- WHAT THE TASK ASKS
Look below. Copy each line that has "this" in it.

- AVAILABLE RECORDS
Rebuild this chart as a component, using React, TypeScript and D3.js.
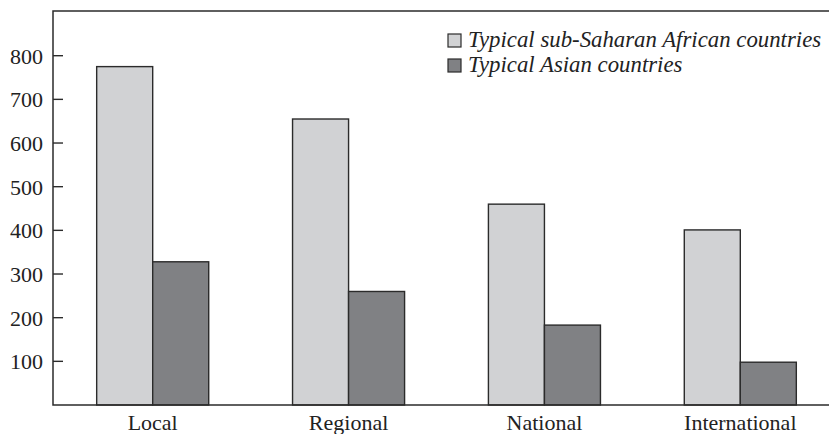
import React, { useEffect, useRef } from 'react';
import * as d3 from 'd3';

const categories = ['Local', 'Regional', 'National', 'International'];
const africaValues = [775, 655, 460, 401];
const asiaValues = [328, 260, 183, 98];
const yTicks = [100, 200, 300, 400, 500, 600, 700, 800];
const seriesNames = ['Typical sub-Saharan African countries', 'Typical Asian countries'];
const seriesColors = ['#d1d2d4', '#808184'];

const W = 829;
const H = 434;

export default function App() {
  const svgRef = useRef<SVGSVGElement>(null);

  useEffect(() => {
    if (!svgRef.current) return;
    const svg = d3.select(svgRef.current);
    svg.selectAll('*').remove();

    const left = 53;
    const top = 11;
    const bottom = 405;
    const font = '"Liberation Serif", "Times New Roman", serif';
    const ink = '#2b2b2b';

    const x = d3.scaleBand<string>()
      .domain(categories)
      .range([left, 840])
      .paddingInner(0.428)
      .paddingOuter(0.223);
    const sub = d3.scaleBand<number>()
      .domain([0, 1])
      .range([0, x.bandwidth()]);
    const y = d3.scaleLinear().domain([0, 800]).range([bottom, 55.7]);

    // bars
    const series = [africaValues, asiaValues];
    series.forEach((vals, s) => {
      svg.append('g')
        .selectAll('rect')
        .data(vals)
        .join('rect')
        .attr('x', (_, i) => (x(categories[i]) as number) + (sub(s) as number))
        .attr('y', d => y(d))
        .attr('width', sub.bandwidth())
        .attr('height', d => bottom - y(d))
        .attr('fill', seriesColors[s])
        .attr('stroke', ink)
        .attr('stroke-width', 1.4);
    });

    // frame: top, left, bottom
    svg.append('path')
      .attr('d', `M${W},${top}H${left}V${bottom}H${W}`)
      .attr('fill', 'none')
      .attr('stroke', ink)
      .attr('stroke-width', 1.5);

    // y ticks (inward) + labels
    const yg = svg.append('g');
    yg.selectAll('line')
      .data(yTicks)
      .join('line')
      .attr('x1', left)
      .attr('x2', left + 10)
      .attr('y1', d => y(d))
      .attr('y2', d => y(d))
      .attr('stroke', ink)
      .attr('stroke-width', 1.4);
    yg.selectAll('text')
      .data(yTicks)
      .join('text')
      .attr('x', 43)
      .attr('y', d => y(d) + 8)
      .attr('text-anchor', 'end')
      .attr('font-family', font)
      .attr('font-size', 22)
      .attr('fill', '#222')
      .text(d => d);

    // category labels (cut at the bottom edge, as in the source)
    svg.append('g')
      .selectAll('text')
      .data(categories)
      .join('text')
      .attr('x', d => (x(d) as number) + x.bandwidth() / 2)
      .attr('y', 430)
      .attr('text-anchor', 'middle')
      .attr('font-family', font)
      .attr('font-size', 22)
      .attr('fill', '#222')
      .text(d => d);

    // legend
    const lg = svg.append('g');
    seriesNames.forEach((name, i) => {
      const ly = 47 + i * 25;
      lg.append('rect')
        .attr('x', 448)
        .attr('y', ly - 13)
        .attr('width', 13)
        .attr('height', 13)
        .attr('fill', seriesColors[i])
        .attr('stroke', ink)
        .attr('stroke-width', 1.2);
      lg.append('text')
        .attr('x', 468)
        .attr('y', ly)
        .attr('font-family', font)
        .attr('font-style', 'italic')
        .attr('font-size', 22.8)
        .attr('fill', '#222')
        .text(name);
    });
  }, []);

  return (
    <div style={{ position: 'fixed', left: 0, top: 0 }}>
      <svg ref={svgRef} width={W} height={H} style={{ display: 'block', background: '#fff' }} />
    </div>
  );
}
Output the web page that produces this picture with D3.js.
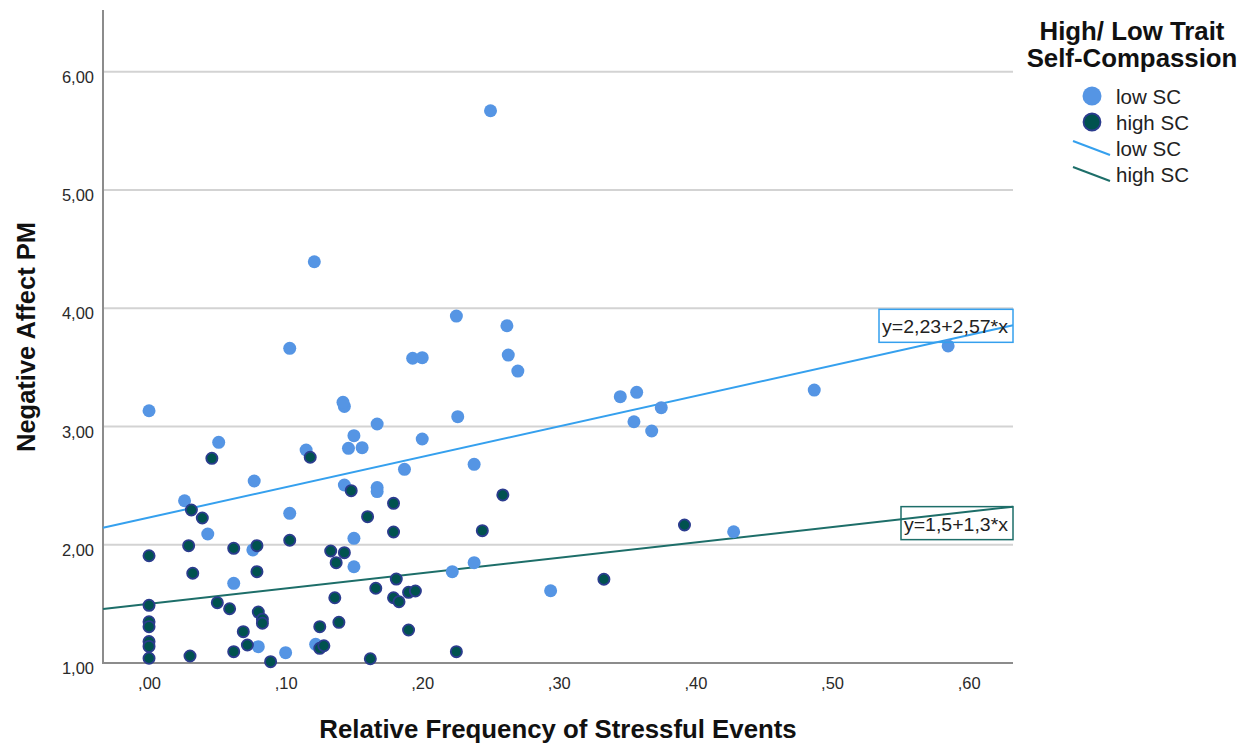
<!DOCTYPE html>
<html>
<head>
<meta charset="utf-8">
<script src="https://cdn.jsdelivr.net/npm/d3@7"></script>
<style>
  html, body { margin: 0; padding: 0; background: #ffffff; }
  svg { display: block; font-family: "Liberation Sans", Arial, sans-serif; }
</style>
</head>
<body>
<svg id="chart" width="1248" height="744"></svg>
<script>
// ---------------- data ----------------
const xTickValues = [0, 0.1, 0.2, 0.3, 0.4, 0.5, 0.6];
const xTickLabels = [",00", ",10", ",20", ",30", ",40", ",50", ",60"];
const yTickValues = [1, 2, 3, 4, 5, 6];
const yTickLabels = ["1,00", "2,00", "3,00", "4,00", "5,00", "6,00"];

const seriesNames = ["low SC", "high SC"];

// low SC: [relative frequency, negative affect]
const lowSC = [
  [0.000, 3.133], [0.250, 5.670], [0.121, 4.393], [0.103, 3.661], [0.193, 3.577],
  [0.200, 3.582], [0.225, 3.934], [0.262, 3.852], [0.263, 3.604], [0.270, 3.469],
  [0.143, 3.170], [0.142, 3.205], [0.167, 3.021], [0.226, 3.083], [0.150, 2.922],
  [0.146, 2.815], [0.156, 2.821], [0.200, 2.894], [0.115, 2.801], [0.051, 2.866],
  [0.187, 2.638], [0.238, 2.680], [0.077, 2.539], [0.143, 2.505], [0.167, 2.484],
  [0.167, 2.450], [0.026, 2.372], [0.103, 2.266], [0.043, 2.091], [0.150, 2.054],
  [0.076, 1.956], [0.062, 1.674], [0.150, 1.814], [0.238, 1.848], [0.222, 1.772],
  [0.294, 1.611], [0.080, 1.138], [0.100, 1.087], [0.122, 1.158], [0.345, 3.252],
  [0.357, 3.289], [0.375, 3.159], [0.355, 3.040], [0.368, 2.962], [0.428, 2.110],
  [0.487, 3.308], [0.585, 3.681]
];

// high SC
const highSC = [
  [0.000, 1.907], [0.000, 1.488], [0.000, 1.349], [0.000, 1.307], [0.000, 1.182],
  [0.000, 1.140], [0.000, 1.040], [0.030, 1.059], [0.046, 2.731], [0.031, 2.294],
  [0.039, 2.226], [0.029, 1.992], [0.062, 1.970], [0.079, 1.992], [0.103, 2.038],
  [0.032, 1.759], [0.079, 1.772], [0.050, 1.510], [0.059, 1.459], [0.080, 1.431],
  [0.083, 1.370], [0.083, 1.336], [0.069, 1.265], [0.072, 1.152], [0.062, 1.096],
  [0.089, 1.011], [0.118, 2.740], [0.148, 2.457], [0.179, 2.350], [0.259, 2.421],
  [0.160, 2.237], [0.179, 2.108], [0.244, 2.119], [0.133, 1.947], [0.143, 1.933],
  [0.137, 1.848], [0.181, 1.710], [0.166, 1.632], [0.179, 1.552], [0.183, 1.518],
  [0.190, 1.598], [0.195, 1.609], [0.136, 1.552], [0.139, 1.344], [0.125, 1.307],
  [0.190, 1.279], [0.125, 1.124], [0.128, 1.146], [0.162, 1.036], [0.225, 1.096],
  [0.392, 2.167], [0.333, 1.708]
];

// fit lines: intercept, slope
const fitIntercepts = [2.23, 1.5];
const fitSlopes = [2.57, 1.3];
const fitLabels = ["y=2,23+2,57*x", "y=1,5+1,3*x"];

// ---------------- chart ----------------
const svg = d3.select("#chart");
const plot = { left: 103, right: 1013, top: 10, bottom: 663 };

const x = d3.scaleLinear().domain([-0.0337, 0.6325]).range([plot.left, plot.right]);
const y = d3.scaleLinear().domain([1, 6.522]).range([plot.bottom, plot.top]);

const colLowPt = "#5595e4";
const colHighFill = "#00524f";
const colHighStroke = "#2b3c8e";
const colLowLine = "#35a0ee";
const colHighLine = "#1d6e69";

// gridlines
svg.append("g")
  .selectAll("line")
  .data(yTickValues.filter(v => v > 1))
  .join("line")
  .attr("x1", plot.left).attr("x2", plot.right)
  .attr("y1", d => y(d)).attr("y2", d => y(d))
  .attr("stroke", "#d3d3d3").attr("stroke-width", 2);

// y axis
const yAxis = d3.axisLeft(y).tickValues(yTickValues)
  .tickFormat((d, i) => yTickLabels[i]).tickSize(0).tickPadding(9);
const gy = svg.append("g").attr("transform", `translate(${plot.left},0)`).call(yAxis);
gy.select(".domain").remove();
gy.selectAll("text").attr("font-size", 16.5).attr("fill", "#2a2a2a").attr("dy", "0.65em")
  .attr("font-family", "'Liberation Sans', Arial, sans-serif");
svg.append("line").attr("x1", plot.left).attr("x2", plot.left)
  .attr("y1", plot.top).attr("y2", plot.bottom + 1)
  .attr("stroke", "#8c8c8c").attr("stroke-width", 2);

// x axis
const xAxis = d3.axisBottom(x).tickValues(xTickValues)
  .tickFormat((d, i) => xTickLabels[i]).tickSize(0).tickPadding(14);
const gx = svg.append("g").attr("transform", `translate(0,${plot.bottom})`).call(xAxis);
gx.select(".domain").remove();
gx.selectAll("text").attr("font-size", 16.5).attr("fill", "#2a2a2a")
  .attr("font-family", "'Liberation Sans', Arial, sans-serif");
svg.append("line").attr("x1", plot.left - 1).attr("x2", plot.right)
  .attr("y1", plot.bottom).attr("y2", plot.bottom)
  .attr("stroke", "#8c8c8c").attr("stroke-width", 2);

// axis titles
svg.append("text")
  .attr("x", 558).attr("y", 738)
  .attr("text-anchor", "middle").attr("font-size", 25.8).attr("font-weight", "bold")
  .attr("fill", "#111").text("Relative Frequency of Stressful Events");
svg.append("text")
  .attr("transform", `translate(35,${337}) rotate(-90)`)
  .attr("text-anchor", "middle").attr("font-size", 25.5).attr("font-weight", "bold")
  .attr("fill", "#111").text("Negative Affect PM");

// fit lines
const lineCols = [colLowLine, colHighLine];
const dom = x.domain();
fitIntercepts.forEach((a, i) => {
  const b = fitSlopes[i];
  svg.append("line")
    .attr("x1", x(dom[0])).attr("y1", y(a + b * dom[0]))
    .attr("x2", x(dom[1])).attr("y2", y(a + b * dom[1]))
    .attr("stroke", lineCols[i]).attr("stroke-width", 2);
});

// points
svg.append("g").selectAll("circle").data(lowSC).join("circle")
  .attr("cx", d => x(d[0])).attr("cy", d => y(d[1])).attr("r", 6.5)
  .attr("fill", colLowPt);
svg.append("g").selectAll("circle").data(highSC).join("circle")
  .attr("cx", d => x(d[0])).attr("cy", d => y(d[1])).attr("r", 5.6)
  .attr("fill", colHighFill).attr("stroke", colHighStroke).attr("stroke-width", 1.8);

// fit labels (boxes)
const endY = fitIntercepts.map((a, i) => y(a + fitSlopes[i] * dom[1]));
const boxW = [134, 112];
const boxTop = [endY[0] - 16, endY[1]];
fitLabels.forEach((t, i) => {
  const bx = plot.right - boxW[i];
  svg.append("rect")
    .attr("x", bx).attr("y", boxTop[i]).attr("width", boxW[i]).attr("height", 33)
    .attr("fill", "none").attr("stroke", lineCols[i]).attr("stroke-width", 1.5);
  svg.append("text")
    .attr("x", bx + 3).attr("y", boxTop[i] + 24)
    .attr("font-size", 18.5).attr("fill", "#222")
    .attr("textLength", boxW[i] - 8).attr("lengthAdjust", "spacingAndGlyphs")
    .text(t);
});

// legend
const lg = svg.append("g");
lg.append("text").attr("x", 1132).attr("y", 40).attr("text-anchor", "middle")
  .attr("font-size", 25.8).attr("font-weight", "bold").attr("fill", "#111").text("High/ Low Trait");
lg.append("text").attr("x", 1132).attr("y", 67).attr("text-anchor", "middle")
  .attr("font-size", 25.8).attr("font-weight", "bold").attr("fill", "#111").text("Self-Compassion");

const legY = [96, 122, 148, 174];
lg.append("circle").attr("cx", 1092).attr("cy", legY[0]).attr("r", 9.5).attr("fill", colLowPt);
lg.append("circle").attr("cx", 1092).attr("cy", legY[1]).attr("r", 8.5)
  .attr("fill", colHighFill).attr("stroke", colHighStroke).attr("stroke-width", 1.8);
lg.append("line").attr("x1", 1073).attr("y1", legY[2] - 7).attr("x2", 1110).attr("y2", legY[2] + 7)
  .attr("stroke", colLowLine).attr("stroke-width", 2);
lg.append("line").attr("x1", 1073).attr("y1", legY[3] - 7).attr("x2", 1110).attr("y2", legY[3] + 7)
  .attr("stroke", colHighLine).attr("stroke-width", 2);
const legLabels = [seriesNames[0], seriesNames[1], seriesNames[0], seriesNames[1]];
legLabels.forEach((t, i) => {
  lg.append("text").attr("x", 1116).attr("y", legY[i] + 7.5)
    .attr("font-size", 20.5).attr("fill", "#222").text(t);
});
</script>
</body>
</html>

- TASK OUTPUT
Rebuild this chart as a component, using React, TypeScript and D3.js.
Output the web page that produces this picture with D3.js.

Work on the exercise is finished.